What you can control is how you think about it and how you plan to implement our business.
To achieve your goals, you must:
- Take ownership
- Be Accountable
- Be Responsible
What will defeat you is if you
- Blame others
- Make excuses
- Live in a state of denial about the reasons you are not achieving your goals.
The Power Of Planning and Written Goals
The power of having written goals cannot be overstated, according to Matt. 70% of business people have no specific verbal or written goals; 27% have verbalised their goals but not written them down, so they can be reviewed regularly.
3% have detailed written goals and, according to Matt, achieve 98% of the wealth derived from business. The message is clear: wealth goes hand in hand with written goals.
Matt said his KEY point is having a STRATEGY to achieve your goals, once they are written, but being committed to the strategy is more important than the strategy itself.
(Author’s note: commitment and action will build momentum)
What is a strategy? It is a plan of action or policy designed to achieve a major or overall aim.
(Author’s note: Strategies will be amended, redefined and changed as the year progresses and various results make themselves apparent or opportunities present themselves.)

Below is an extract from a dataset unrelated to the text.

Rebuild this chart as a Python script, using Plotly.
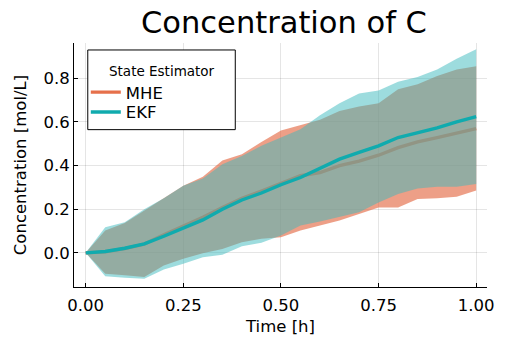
import plotly.graph_objects as go

# Time grid [h]
time_h = [0.00, 0.05, 0.10, 0.15, 0.20, 0.25, 0.30, 0.35, 0.40, 0.45, 0.50,
          0.55, 0.60, 0.65, 0.70, 0.75, 0.80, 0.85, 0.90, 0.95, 1.00]

# MHE estimate of C and its uncertainty band [mol/L]
mhe_mean = [0.000, 0.005, 0.020, 0.040, 0.083, 0.122, 0.163, 0.208, 0.250, 0.283, 0.318,
            0.353, 0.368, 0.399, 0.420, 0.447, 0.482, 0.508, 0.528, 0.548, 0.569]
mhe_upper = [0.000, 0.102, 0.137, 0.193, 0.247, 0.307, 0.348, 0.423, 0.451, 0.508, 0.560,
             0.584, 0.609, 0.650, 0.670, 0.685, 0.749, 0.772, 0.810, 0.840, 0.855]
mhe_lower = [0.000, -0.096, -0.103, -0.111, -0.058, -0.027, -0.002, 0.018, 0.049, 0.064, 0.072,
             0.102, 0.125, 0.148, 0.178, 0.208, 0.208, 0.247, 0.250, 0.257, 0.285]

# EKF estimate of C and its uncertainty band [mol/L]
ekf_mean = [0.000, 0.006, 0.021, 0.041, 0.076, 0.113, 0.151, 0.200, 0.242, 0.274, 0.312,
            0.345, 0.387, 0.429, 0.460, 0.490, 0.528, 0.551, 0.572, 0.600, 0.624]
ekf_upper = [0.000, 0.117, 0.140, 0.200, 0.250, 0.307, 0.341, 0.406, 0.444, 0.490, 0.528,
             0.566, 0.630, 0.685, 0.730, 0.744, 0.784, 0.805, 0.840, 0.889, 0.932]
ekf_lower = [0.000, -0.107, -0.114, -0.119, -0.076, -0.050, -0.020, -0.009, 0.030, 0.046, 0.079,
             0.125, 0.143, 0.163, 0.186, 0.231, 0.269, 0.295, 0.303, 0.303, 0.315]

x_ticks = [0.00, 0.25, 0.50, 0.75, 1.00]
y_ticks = [0.0, 0.2, 0.4, 0.6, 0.8]

MHE_COLOR = "#E6704B"
EKF_COLOR = "#10ABAE"
MHE_FILL = "rgba(226,100,62,0.62)"
EKF_FILL = "rgba(60,185,190,0.5)"

FONT = "DejaVu Sans"
W, H = 506, 344
ML, MR, MT, MB = 74, 12, 43, 56
PW, PH = W - ML - MR, H - MT - MB

fig = go.Figure()


def add_series(name, mean, lower, upper, line_color, fill_color, legend_id):
    fig.add_trace(go.Scatter(x=time_h, y=lower, mode="lines", line=dict(width=0),
                             showlegend=False, hoverinfo="skip"))
    fig.add_trace(go.Scatter(x=time_h, y=upper, mode="lines", line=dict(width=0),
                             fill="tonexty", fillcolor=fill_color,
                             showlegend=False, hoverinfo="skip"))
    fig.add_trace(go.Scatter(x=time_h, y=mean, mode="lines", name=name, legend=legend_id,
                             line=dict(color=line_color, width=3.4)))


add_series("MHE", mhe_mean, mhe_lower, mhe_upper, MHE_COLOR, MHE_FILL, "legend")
add_series("EKF", ekf_mean, ekf_lower, ekf_upper, EKF_COLOR, EKF_FILL, "legend2")

axis_common = dict(
    showgrid=True, gridcolor="rgba(0,0,0,0.1)", gridwidth=1,
    showline=True, linecolor="black", linewidth=1,
    ticks="inside", ticklen=4, tickcolor="black",
    zeroline=False, mirror=False,
    tickfont=dict(family=FONT, size=16.5, color="black"),
)


def px_x(px):
    return (px - ML) / PW


def px_y(py):
    return (H - MB - py) / PH


# legend frame (x 88..238, y 50..130 in pixels) and its heading
fig.add_shape(type="rect", xref="paper", yref="paper",
              x0=px_x(88), x1=px_x(238), y0=px_y(130), y1=px_y(50),
              line=dict(color="black", width=1), fillcolor="white", layer="above")
fig.add_annotation(text="State Estimator", xref="paper", yref="paper",
                   x=px_x(163), y=px_y(71), xanchor="center", yanchor="middle",
                   showarrow=False, font=dict(family=FONT, size=13.5, color="black"))

legend_common = dict(xanchor="left", yanchor="top", bgcolor="rgba(0,0,0,0)", borderwidth=0,
                     font=dict(family=FONT, size=16.5, color="black"), itemwidth=30)

fig.update_layout(
    width=W, height=H,
    margin=dict(l=ML, r=MR, t=MT, b=MB),
    paper_bgcolor="white", plot_bgcolor="white",
    font=dict(family=FONT, color="black"),
    title=dict(text="Concentration of C", x=284 / W, xanchor="center",
               y=1 - 22 / H, yanchor="middle",
               font=dict(family=FONT, size=30.5, color="black")),
    xaxis=dict(axis_common, range=[-0.03, 1.0277], tickvals=x_ticks,
               ticktext=[f"{v:.2f}" for v in x_ticks], ticklabelstandoff=3,
               title=dict(text="Time [h]", font=dict(family=FONT, size=16.5), standoff=6)),
    yaxis=dict(axis_common, range=[-0.1564, 0.961], tickvals=y_ticks,
               ticktext=[f"{v:.1f}" for v in y_ticks],
               title=dict(text="Concentration [mol/L]", font=dict(family=FONT, size=16.5), standoff=12)),
    legend=dict(legend_common, x=px_x(86), y=px_y(75)),
    legend2=dict(legend_common, x=px_x(86), y=px_y(95)),
    showlegend=True,
)

fig.write_html("out.html")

The First Step Is To Decide On Your Top Three Business Goals, For The Next Twelve Months.
The reason it is so important to commit to the STRATEGY is because people overestimate what you can do in one year – but under-estimate what you can do in five. Being committed to a strategy means you can learn to ride the wave, as your business builds momentum.
Habits: control us – so we need to choose to implement good habits.
Discipline: is doing the harder of two things, only one of which will move you closer to your goals.
(Authors note: For me, my three top business goals, for the next twelve months, are:
To be generating $80,000 of income each year from my businesses by the end of twelve months.
Build Stories My Nana Tells to a premium subscriber list of 700 by the end of twelve month
Start recording stories as podcasts.
Remember this, the next time you consider doing something pleasant and recreational – is it moving you closer to your goals?)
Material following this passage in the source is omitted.